# Request:
Find each line containing the string "chart" and return it.

(begin)

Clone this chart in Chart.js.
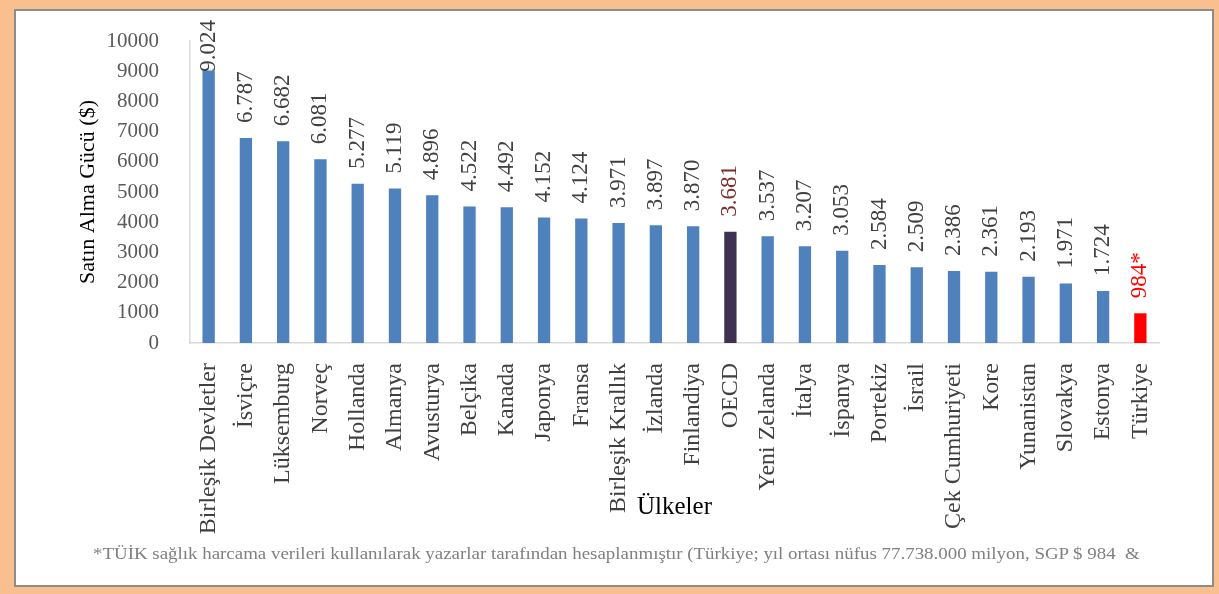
<!DOCTYPE html>
<html>
<head>
<meta charset="utf-8">
<script src="https://cdn.jsdelivr.net/npm/chart.js@4"></script>
<style>
    body { margin: 0; background: #f9bf8f; width: 1219px; height: 594px; overflow: hidden; }
    #box { position: absolute; left: 14px; top: 9px; width: 1196px; height: 574px; background: #fff; border: 2px solid #8c8c8c; }
    #chart { position: absolute; left: 0; top: 0; }
    #note { position: absolute; left: 93px; top: 545px; font-family: "Liberation Serif"; font-size: 16px; color: #808080; white-space: pre; transform-origin: left top; }
</style>
</head>
<body>
<div id="box"></div>
<canvas id="chart" width="1219" height="594"></canvas>
<div id="note">*TÜİK sağlık harcama verileri kullanılarak yazarlar tarafından hesaplanmıştır (Türkiye; yıl ortası nüfus 77.738.000 milyon, SGP $ 984  &amp;</div>
<script>
// Data
const countries = ['Birleşik Devletler', 'İsviçre', 'Lüksemburg', 'Norveç', 'Hollanda', 'Almanya', 'Avusturya', 'Belçika', 'Kanada', 'Japonya', 'Fransa', 'Birleşik Krallık', 'İzlanda', 'Finlandiya', 'OECD', 'Yeni Zelanda', 'İtalya', 'İspanya', 'Portekiz', 'İsrail', 'Çek Cumhuriyeti', 'Kore', 'Yunanistan', 'Slovakya', 'Estonya', 'Türkiye'];
const values = [9024, 6787, 6682, 6081, 5277, 5119, 4896, 4522, 4492, 4152, 4124, 3971, 3897, 3870, 3681, 3537, 3207, 3053, 2584, 2509, 2386, 2361, 2193, 1971, 1724, 984];
const valueLabels = ['9.024', '6.787', '6.682', '6.081', '5.277', '5.119', '4.896', '4.522', '4.492', '4.152', '4.124', '3.971', '3.897', '3.870', '3.681', '3.537', '3.207', '3.053', '2.584', '2.509', '2.386', '2.361', '2.193', '1.971', '1.724', '984*'];
const yTicks = [0, 1000, 2000, 3000, 4000, 5000, 6000, 7000, 8000, 9000, 10000];

// Colours: OECD and Türkiye stand out
function barColor(name) {
    if (name === 'OECD') return '#3f3151';
    if (name === 'Türkiye') return '#ff0000';
    return '#4f81bd';
}
function labelColor(name) {
    if (name === 'OECD') return '#7b2c2c';
    if (name === 'Türkiye') return '#ff0000';
    return '#404040';
}

// Rotated value labels above each bar
const valueLabelPlugin = {
    id: 'valueLabels',
    afterDatasetsDraw(chart) {
        const ctx = chart.ctx;
        const meta = chart.getDatasetMeta(0);
        ctx.save();
        ctx.font = '23px "Liberation Serif"';
        ctx.textAlign = 'left';
        ctx.textBaseline = 'middle';
        meta.data.forEach((bar, i) => {
            const text = valueLabels[i];
            const w = ctx.measureText(text).width;
            let start = bar.y - 15;
            if (start - w < 20) start = 20 + w;
            ctx.save();
            ctx.translate(bar.x, start);
            ctx.rotate(-Math.PI / 2);
            ctx.fillStyle = labelColor(countries[i]);
            ctx.fillText(text, 0, 0);
            ctx.restore();
        });
        ctx.restore();
    }
};

new Chart(document.getElementById('chart'), {
    type: 'bar',
    data: {
        labels: countries,
        datasets: [{
            data: values,
            backgroundColor: countries.map(barColor),
            barPercentage: 0.33,
            categoryPercentage: 1
        }]
    },
    options: {
        responsive: false,
        animation: false,
        devicePixelRatio: 1,
        layout: { padding: { left: 20, right: 60, top: 41, bottom: 60 } },
        plugins: { legend: { display: false }, tooltip: { enabled: false } },
        scales: {
            x: {
                grid: { display: false },
                border: { display: true, color: '#d9d9d9', width: 1.5 },
                ticks: {
                    autoSkip: false,
                    minRotation: 90,
                    maxRotation: 90,
                    padding: 12,
                    color: '#404040',
                    font: { family: 'Liberation Serif', size: 24 }
                },
                title: {
                    display: true,
                    text: 'Ülkeler',
                    color: '#000',
                    font: { family: 'Liberation Serif', size: 25, weight: 'normal' },
                    padding: { top: 0, bottom: 12 }
                },
                afterFit: s => { s.height = 191; }
            },
            y: {
                min: 0,
                max: 10000,
                grid: { display: false },
                border: { display: true, color: '#d9d9d9', width: 1.5 },
                ticks: {
                    stepSize: 1000,
                    padding: 23,
                    color: '#595959',
                    font: { family: 'Liberation Serif', size: 21 },
                    callback: v => yTicks.includes(v) ? String(v) : ''
                },
                title: {
                    display: true,
                    text: 'Satın Alma Gücü ($)',
                    color: '#000',
                    font: { family: 'Liberation Serif', size: 22, weight: 'normal' },
                    padding: { top: 55, bottom: 0 }
                },
                afterFit: s => { s.width = 170; }
            }
        }
    },
    plugins: [valueLabelPlugin]
});

// stretch footnote to the width it spans in the original
const note = document.getElementById('note');
note.style.transform = 'scaleX(' + (1047 / note.scrollWidth) + ')';
</script>
</body>
</html>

(end)

# Answer to the task:
Clone this chart in Chart.js.
<script src="https://cdn.jsdelivr.net/npm/chart.js@4"></script>
    #chart { position: absolute; left: 0; top: 0; }
<canvas id="chart" width="1219" height="594"></canvas>
    afterDatasetsDraw(chart) {
        const ctx = chart.ctx;
        const meta = chart.getDatasetMeta(0);
new Chart(document.getElementById('chart'), {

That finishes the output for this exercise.